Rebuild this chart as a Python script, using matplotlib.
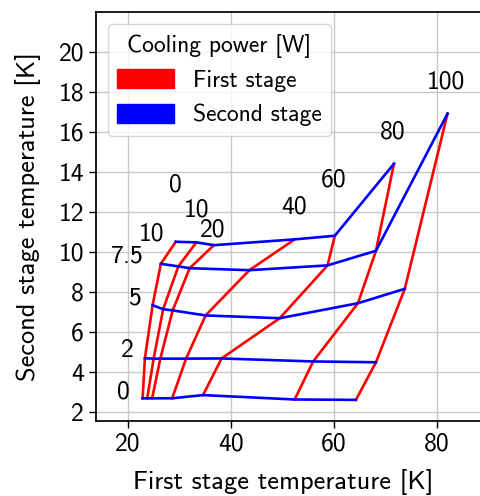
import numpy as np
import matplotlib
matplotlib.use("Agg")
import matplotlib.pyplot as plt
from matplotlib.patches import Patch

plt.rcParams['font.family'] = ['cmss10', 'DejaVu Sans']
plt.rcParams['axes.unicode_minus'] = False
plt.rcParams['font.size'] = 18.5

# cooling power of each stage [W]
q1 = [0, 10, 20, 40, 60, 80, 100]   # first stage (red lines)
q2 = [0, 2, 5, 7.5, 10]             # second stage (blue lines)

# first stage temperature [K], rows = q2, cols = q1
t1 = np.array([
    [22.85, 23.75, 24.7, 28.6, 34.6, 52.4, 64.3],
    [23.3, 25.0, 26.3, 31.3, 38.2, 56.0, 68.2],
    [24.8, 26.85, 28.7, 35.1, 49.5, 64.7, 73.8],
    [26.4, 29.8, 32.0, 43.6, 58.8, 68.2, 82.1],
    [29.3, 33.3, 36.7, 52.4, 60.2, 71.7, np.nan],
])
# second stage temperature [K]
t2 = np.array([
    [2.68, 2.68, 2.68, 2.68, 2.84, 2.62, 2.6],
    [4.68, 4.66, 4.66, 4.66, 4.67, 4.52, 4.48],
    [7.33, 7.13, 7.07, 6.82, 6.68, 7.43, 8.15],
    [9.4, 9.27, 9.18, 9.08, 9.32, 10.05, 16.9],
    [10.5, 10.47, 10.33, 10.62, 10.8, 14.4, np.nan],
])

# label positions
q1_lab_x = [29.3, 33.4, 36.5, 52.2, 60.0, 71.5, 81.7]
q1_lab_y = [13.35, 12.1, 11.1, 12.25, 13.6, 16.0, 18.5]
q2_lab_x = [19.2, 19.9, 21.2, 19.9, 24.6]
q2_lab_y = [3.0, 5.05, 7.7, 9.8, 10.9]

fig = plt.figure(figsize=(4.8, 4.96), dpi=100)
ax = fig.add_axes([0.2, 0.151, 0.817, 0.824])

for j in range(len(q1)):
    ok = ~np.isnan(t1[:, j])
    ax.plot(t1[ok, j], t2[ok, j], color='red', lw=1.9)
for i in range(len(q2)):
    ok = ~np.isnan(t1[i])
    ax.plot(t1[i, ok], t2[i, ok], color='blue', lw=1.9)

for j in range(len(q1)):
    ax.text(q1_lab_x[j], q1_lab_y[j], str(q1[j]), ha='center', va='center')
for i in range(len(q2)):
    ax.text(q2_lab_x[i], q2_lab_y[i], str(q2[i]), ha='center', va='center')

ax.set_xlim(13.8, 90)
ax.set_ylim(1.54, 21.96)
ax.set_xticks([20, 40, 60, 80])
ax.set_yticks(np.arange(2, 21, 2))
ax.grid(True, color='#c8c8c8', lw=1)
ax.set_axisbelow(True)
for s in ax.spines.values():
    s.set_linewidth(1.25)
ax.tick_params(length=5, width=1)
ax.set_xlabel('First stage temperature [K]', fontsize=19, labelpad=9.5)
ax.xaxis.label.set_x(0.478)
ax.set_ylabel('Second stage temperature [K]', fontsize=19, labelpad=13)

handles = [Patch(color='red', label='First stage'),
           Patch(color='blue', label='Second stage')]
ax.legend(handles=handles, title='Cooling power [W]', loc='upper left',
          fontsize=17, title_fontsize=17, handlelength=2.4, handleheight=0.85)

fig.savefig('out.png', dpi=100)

====

### YOUR INSTRUCTIONS
Leave out the pictures and give the listing above again exactly.

### RESULT FOR THIS EXERCISE
Rebuild this chart as a Python script, using matplotlib.
import numpy as np
import matplotlib
matplotlib.use("Agg")
import matplotlib.pyplot as plt
from matplotlib.patches import Patch

plt.rcParams['font.family'] = ['cmss10', 'DejaVu Sans']
plt.rcParams['axes.unicode_minus'] = False
plt.rcParams['font.size'] = 18.5

# cooling power of each stage [W]
q1 = [0, 10, 20, 40, 60, 80, 100]   # first stage (red lines)
q2 = [0, 2, 5, 7.5, 10]             # second stage (blue lines)

# first stage temperature [K], rows = q2, cols = q1
t1 = np.array([
    [22.85, 23.75, 24.7, 28.6, 34.6, 52.4, 64.3],
    [23.3, 25.0, 26.3, 31.3, 38.2, 56.0, 68.2],
    [24.8, 26.85, 28.7, 35.1, 49.5, 64.7, 73.8],
    [26.4, 29.8, 32.0, 43.6, 58.8, 68.2, 82.1],
    [29.3, 33.3, 36.7, 52.4, 60.2, 71.7, np.nan],
])
# second stage temperature [K]
t2 = np.array([
    [2.68, 2.68, 2.68, 2.68, 2.84, 2.62, 2.6],
    [4.68, 4.66, 4.66, 4.66, 4.67, 4.52, 4.48],
    [7.33, 7.13, 7.07, 6.82, 6.68, 7.43, 8.15],
    [9.4, 9.27, 9.18, 9.08, 9.32, 10.05, 16.9],
    [10.5, 10.47, 10.33, 10.62, 10.8, 14.4, np.nan],
])

# label positions
q1_lab_x = [29.3, 33.4, 36.5, 52.2, 60.0, 71.5, 81.7]
q1_lab_y = [13.35, 12.1, 11.1, 12.25, 13.6, 16.0, 18.5]
q2_lab_x = [19.2, 19.9, 21.2, 19.9, 24.6]
q2_lab_y = [3.0, 5.05, 7.7, 9.8, 10.9]

fig = plt.figure(figsize=(4.8, 4.96), dpi=100)
ax = fig.add_axes([0.2, 0.151, 0.817, 0.824])

for j in range(len(q1)):
    ok = ~np.isnan(t1[:, j])
    ax.plot(t1[ok, j], t2[ok, j], color='red', lw=1.9)
for i in range(len(q2)):
    ok = ~np.isnan(t1[i])
    ax.plot(t1[i, ok], t2[i, ok], color='blue', lw=1.9)

for j in range(len(q1)):
    ax.text(q1_lab_x[j], q1_lab_y[j], str(q1[j]), ha='center', va='center')
for i in range(len(q2)):
    ax.text(q2_lab_x[i], q2_lab_y[i], str(q2[i]), ha='center', va='center')

ax.set_xlim(13.8, 90)
ax.set_ylim(1.54, 21.96)
ax.set_xticks([20, 40, 60, 80])
ax.set_yticks(np.arange(2, 21, 2))
ax.grid(True, color='#c8c8c8', lw=1)
ax.set_axisbelow(True)
for s in ax.spines.values():
    s.set_linewidth(1.25)
ax.tick_params(length=5, width=1)
ax.set_xlabel('First stage temperature [K]', fontsize=19, labelpad=9.5)
ax.xaxis.label.set_x(0.478)
ax.set_ylabel('Second stage temperature [K]', fontsize=19, labelpad=13)

handles = [Patch(color='red', label='First stage'),
           Patch(color='blue', label='Second stage')]
ax.legend(handles=handles, title='Cooling power [W]', loc='upper left',
          fontsize=17, title_fontsize=17, handlelength=2.4, handleheight=0.85)

fig.savefig('out.png', dpi=100)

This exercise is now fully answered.